USA’s Food & Drug Administration has permitted marketing of the first mobile medical application to help treat substance use disorders (SUD). It is planned that the reSET application, to be marketed by Pear Therapeutics, will be used with outpatient therapy to treat alcohol, cocaine, marijuana and stimulant SUDs but will not treat opioid dependence.
The reSET device was reviewed through the de novo premarket review pathway, a regulatory pathway for some low to moderate-risk devices that are novel and for which there is no legally marketed predicate device to which the device can claim substantial equivalence.
Carlos Peña, Director of the Division of Neurological & Physical Medicine Devices at the FDA’s Centre for Devices & Radiological Health commented: “This is an example of how innovative digital technologies can help provide patients access to additional tools during their treatment.” Peña continued, “More therapy tools means a greater potential to help improve outcomes, including abstinence, for patients with substance use disorder.”

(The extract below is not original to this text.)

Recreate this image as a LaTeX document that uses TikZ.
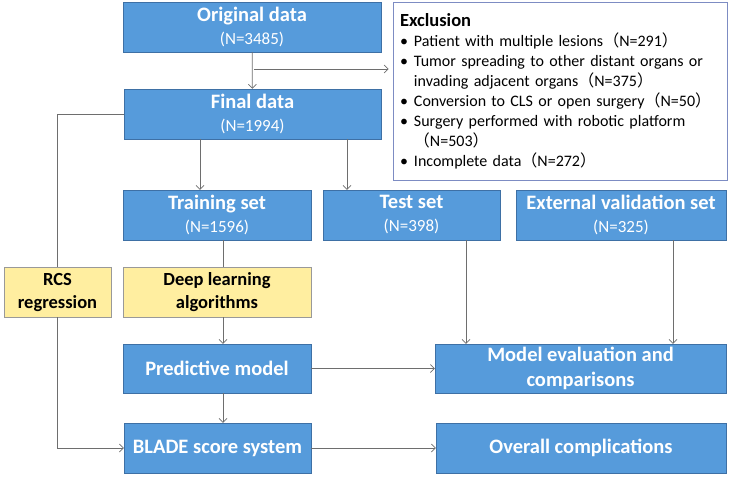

The reSET device is a mobile medical app containing a patient application and clinician dashboard. The device delivers cognitive behavioural therapy to patients to teach the user skills that aid in the treatment of SUD and are intended to increase abstinence from substance abuse and increase retention in outpatient therapy programmes.
The FDA reviewed data from a multi-site, unblinded 12-week clinical trial of 399 patients who received either standard treatment or standard treatment with the addition of a desktop-based version of reSET which could be accessed at the clinic or at home. The data showed a statistically significant increase in adherence to abstinence for the patients with alcohol, cocaine, marijuana and stimulant SUD in those who used reSET (40.3%) compared to the patients who did not (17.6%).
The reSET device is indicated as a prescription-only adjunct treatment for patients with SUD who are not currently on opioid replacement therapy, who do not abuse alcohol solely, or whose primary substance of abuse is not opioids.